I didn't try it but I suggest that the supervisor launches another supervisor (one per process) with the restart strategy simple_one_for_one, and the restart child spec transient.

Then this supervisor launch the process itself with the restart strategy one_for_one and the restart child spec permanent, and the maxrestarts and the maxtime fitting your need.

There is something strange in your question, you say that the supervisor kills all the children that were started when it reach the maxrestart for one faulty child, I thought that the simple_one_for_one strategy left the workers die by themselves.

[edit] As I was curious to test this idea, I wrote a small set of module to test it.

her is the code of the top supervisor:

-module (factory).

-behaviour(supervisor).

-export([start_link/0]).
-export([init/1, start_process/1]).


-define(CHILD(I, Arglist), {I, {I, start_link, [Arglist]}, temporary, 5000, supervisor, [I]}).

start_link() ->
    supervisor:start_link({local, ?MODULE}, ?MODULE, []).

init([]) ->
    {ok, { {simple_one_for_one, 0, 10}, [?CHILD(proc_sup, [])]} }.

start_process(Arglist)->
    supervisor:start_child(?MODULE, [Arglist]). 
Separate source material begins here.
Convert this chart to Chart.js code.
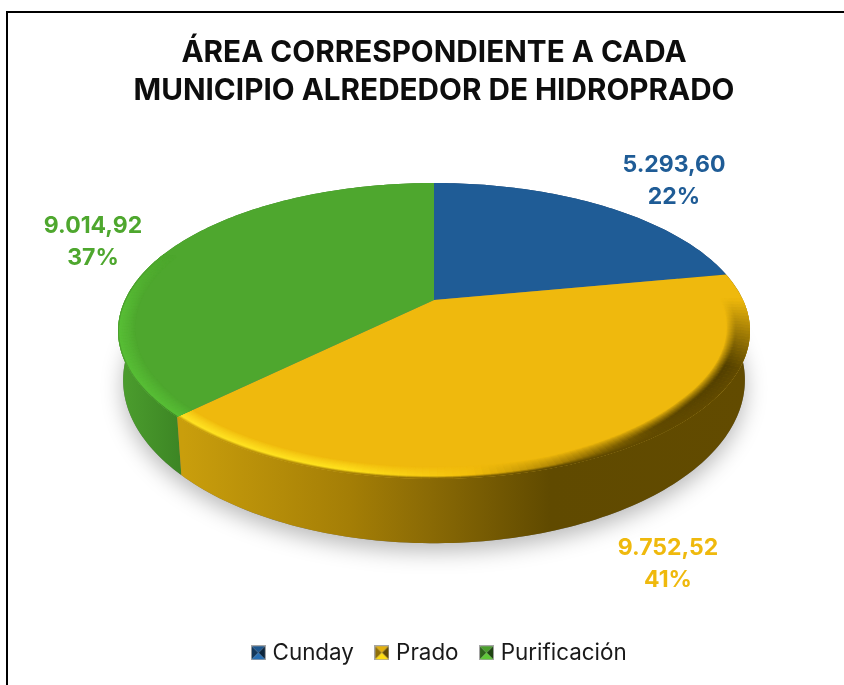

Then the code of the intermediate one, in charge to restart a few time a process in case of problem:

-module (proc_sup).

-behaviour(supervisor).

-export([start_link/2]).
-export([init/1]).

-define(CHILD(Mod, Start, Arglist), {Mod, {Mod, Start, Arglist}, permanent, 5000, worker, [Mod]}).

start_link(_,Arglist) ->
    io:format("proc_sup arg = ~p~n",[Arglist]),
    supervisor:start_link(?MODULE, [Arglist]).

init([[Mod,Start|[Arglist]]]) ->
    {ok, { {one_for_one, 5, 10}, [?CHILD(Mod,Start,Arglist)]} }.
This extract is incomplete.